State officials said during a press briefing Thursday that COVID-19 cases appear to be plateauing in Alaska, but that nearly every region is still reporting a lot of community spread.
Chief Medical Officer Dr. Anne Zink last week said the Department of Health and Social Services was “cautiously optimistic” after officials noticed cases looked like they hadn’t been increasing at the same rates, but said Thursday that she wishes the state was hitting a decline.
“When you look at the report date we’ve come up and we’re kind of plateauing here,” Zink said Thursday. “We are hoping to kind of see more of a downward trend, but it’s a little bit more of a flat trend across the state of Alaska and (we’re) so grateful that it’s not increasing, but we still have work to do to push those numbers down.”
The approved COVID vaccines, Zink said, are the best tool to get cases to drop off. Non-pharmaceutical intervention — including masking and social distancing — will also make a difference in the coming weeks.
“We can talk a lot about treatment and all sorts of other things, but our biggest tool is that primary (vaccine) series,” she said.
The Pfizer-BioNTech vaccine, now marketed as the Comirnaty, received full approval from the Food and Drug Administration for anyone 16 and older in August.
Pfizer is still available via emergency use authorization in accordance with FDA guidelines for kids 12 to 15 years old, and the Moderna and Johnson & Johnson/Janssen shots have an EUA for anyone 18 and older.
Additionally, the FDA approved a third dose of both the Pfizer and Moderna vaccines for emergency use in immunocompromised people in August.
And in September the FDA approved a booster dose for the Pfizer shot. They are available for anyone 65 years or older, anyone 18 and older living in long-term care facilities, anyone 18 and older with underlying health conditions and anyone 18 and older working in high-risk settings.
Moderna on Thursday received a recommendation from an FDA advisory panel for booster doses as well, but still waits on final approval from the Centers for Disease Control and Prevention.
Primary care providers can determine eligibility for an initial vaccine series, as well as immunocompromised third shots and booster doses.
Across Alaska, 59% of everyone 12 and up was fully vaccinated against COVID as of Thursday. Another 64.1% had received at least one shot.
The Kenai Peninsula Borough’s vaccination rate continues to lag behind many other regions.
As of Thursday, 49.4% of people 12 and older were fully vaccinated and another 53.4% had received at least one dose.
Zink said data continues to show more adverse side effects and long-term health complications from COVID itself than from the approved vaccines.
“Again, those 12 and above — the risk of COVID is much greater than the risk of vaccination,” she said.
Additionally, Zink reported that hospitalizations statewide have increased in the past few weeks as COVID continues to spread.
The DHSS announced another 986 positive COVID cases Thursday as Alaska remained at a high alert level with an estimated seven-day rolling average of 845.79 cases per 100,000 people across the state.
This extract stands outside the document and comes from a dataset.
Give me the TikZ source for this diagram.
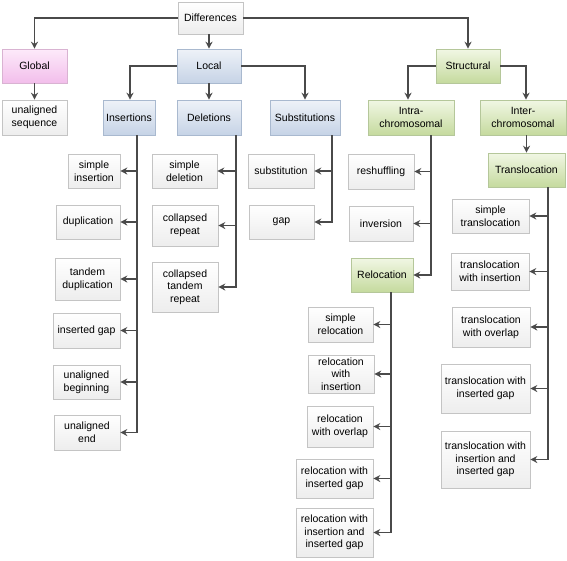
\documentclass[tikz,border=0pt]{standalone}
\usepackage{fontspec}
\setmainfont{Liberation Sans}
\usetikzlibrary{arrows.meta,shadows}
\definecolor{arrc}{HTML}{4A4A4A}
\definecolor{bordc}{HTML}{C4C4C4}
\definecolor{bluebord}{HTML}{A9B9CF}
\definecolor{greenbord}{HTML}{B5C79A}
\definecolor{pinkbord}{HTML}{D9B3D2}
\tikzset{
  box/.style={draw=bordc, line width=0.6pt, top color=white, bottom color=black!7,
    align=center, inner sep=1pt, font=\fontsize{10.5}{12.7}\selectfont,
    drop shadow={shadow xshift=1pt, shadow yshift=-1pt, opacity=0.25, fill=black!60}},
  bluebox/.style={box, draw=bluebord, top color=HTML_EEF2F8, bottom color=HTML_C6D3E6},
  greenbox/.style={box, draw=greenbord, top color=HTML_F1F7E4, bottom color=HTML_C5DA9E},
  pinkbox/.style={box, draw=pinkbord, top color=HTML_FDEAFA, bottom color=HTML_F2BEEB},
  arr/.style={draw=arrc, line width=1.3pt, -{Stealth[length=7pt,width=7pt]}},
}
\definecolor{HTML_EEF2F8}{HTML}{EEF2F8}
\definecolor{HTML_C6D3E6}{HTML}{C6D3E6}
\definecolor{HTML_F1F7E4}{HTML}{F1F7E4}
\definecolor{HTML_C5DA9E}{HTML}{C5DA9E}
\definecolor{HTML_FDEAFA}{HTML}{FDEAFA}
\definecolor{HTML_F2BEEB}{HTML}{F2BEEB}
\newcommand{\bx}[6]{\node[#1, minimum width=#4pt, minimum height=#5pt] (#2) at (#3) {#6};}
\begin{document}
\begin{tikzpicture}[x=1pt,y=-1pt]
\useasboundingbox (0,0) rectangle (567,560);
% level 0-1
\bx{box}{diff}{210.5,18}{65}{32}{Differences}
\bx{pinkbox}{glob}{34.5,66}{65}{34}{Global}
\bx{bluebox}{local}{209,66}{64}{34}{Local}
\bx{greenbox}{struct}{468,66}{64}{34}{Structural}
% level 2
\bx{box}{unal}{34.5,117.5}{65}{35}{unaligned\\sequence}
\bx{bluebox}{ins}{129,117.5}{52}{35}{Insertions}
\bx{bluebox}{del}{209,117.5}{64}{35}{Deletions}
\bx{bluebox}{subs}{305,117.5}{70}{35}{Substitutions}
\bx{greenbox}{intra}{411,117.5}{86}{35}{Intra-\\chromosomal}
\bx{greenbox}{inter}{523,117.5}{86}{35}{Inter-\\chromosomal}
\bx{greenbox}{transl}{526.5,170}{77}{34}{Translocation}
% insertions
\bx{box}{simpins}{94,171}{52}{34}{simple\\insertion}
\bx{box}{dup}{88,222}{64}{34}{duplication}
\bx{box}{tdup}{87.5,279}{65}{42}{tandem\\duplication}
\bx{box}{insgap}{86.5,330.5}{67}{35}{inserted gap}
\bx{box}{unbeg}{86.5,382}{67}{34}{unaligned\\beginning}
\bx{box}{unend}{87,432.5}{66}{35}{unaligned\\end}
% deletions
\bx{box}{simpdel}{184.5,171}{65}{34}{simple\\deletion}
\bx{box}{colrep}{185,225.5}{66}{41}{collapsed\\repeat}
\bx{box}{coltrep}{185,287}{66}{50}{collapsed\\tandem\\repeat}
% substitutions
\bx{box}{substn}{281,171}{66}{34}{substitution}
\bx{box}{gap}{281.5,222}{65}{34}{gap}
% intra
\bx{box}{resh}{381,171.5}{66}{35}{reshuffling}
\bx{box}{inv}{381,223.5}{64}{35}{inversion}
\bx{greenbox}{reloc}{382,275}{62}{34}{Relocation}
% relocation
\bx{box}{simprel}{340.5,324.5}{65}{35}{simple\\relocation}
\bx{box}{relins}{341,374}{66}{38}{relocation\\with\\insertion}
\bx{box}{relovl}{340,426.5}{66}{41}{relocation\\with overlap}
\bx{box}{relgap}{334.5,478.5}{77}{39}{relocation with\\inserted gap}
\bx{box}{relinsgap}{334.5,532.5}{77}{49}{relocation with\\insertion and\\inserted gap}
% translocation
\bx{box}{simptr}{490.5,216}{77}{34}{simple\\translocation}
\bx{box}{trins}{490,271.5}{78}{37}{translocation\\with insertion}
\bx{box}{trovl}{491,327}{78}{40}{translocation\\with overlap}
\bx{box}{trgap}{485.5,388.5}{89}{49}{translocation with\\inserted gap}
\bx{box}{trinsgap}{485.5,459.5}{89}{57}{translocation with\\insertion and\\inserted gap}
% connectors top
\draw[arr] (diff.west) -| (glob.north);
\draw[arr] (local.north |- diff.south) -- (local.north);
\draw[arr] (diff.east) -| (struct.north);
\draw[arr] (glob.south) -- (unal.north);
\draw[arr] (local.west) -| ([xshift=1pt]ins.north);
\draw[arr] (local.south) -- (del.north);
\draw[arr] (local.east) -| (subs.north);
\draw[arr] (struct.west) -| ([xshift=-3pt]intra.north);
\draw[arr] (struct.east) -| ([xshift=3pt]inter.north);
\draw[arr] (transl.north |- inter.south) -- (transl.north);
% trunk coordinates
\coordinate (insT) at (137,0);
\coordinate (delT) at (236,0);
\coordinate (subT) at (332,0);
\coordinate (intraT) at (431,0);
\coordinate (relT) at (391,0);
\coordinate (trT) at (548,0);
\foreach \n in {simpins,dup,tdup,insgap,unbeg,unend}
  \draw[arr] (insT |- ins.south) |- (\n.east);
\foreach \n in {simpdel,colrep,coltrep}
  \draw[arr] (delT |- del.south) |- (\n.east);
\foreach \n in {substn,gap}
  \draw[arr] (subT |- subs.south) |- (\n.east);
\foreach \n in {resh,inv,reloc}
  \draw[arr] (intraT |- intra.south) |- (\n.east);
\foreach \n in {simprel,relins,relovl,relgap,relinsgap}
  \draw[arr] (relT |- reloc.south) |- (\n.east);
\foreach \n in {simptr,trins,trovl,trgap,trinsgap}
  \draw[arr] (trT |- transl.south) |- (\n.east);
\end{tikzpicture}
\end{document}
Alaska has the most per capita COVID cases in the country.
The threshold for high alert level is 100 or more cases per 100,000 people. The state has surpassed that metric more than eight times over.
Wednesday’s new case count included 25 in Soldotna, 17 in Kenai, 13 in Homer, 10 in the Kenai Peninsula Borough North, five in Anchor Point, three each in Nikiski, Seward and Sterling, and two in the Kenai Peninsula Borough South.
Statewide, there were 220 COVID-related hospitalizations as of Thursday.
Two new Alaska deaths were also reported — both Fairbanks men — pushing the statewide death toll to 592. There have been over 716,000 COVID deaths nationwide, according to the New York Times.
At Central Peninsula Hospital there were 20 COVID patients on Thursday morning — 16 unvaccinated — with four both in the intensive care unit and on ventilators. The hospital as a whole was operating at 108% capacity.
Zink said Alaskans will be able to see the end of the pandemic when more people partake in mitigation protocols.
“I know that it has been a long and a really hard surge, but you can see it’s kind of a little bit flatter than would be ideal,” Zink said Thursday. “Vaccination, masking, distancing, those non-pharmaceutical interventions — is how we get there.”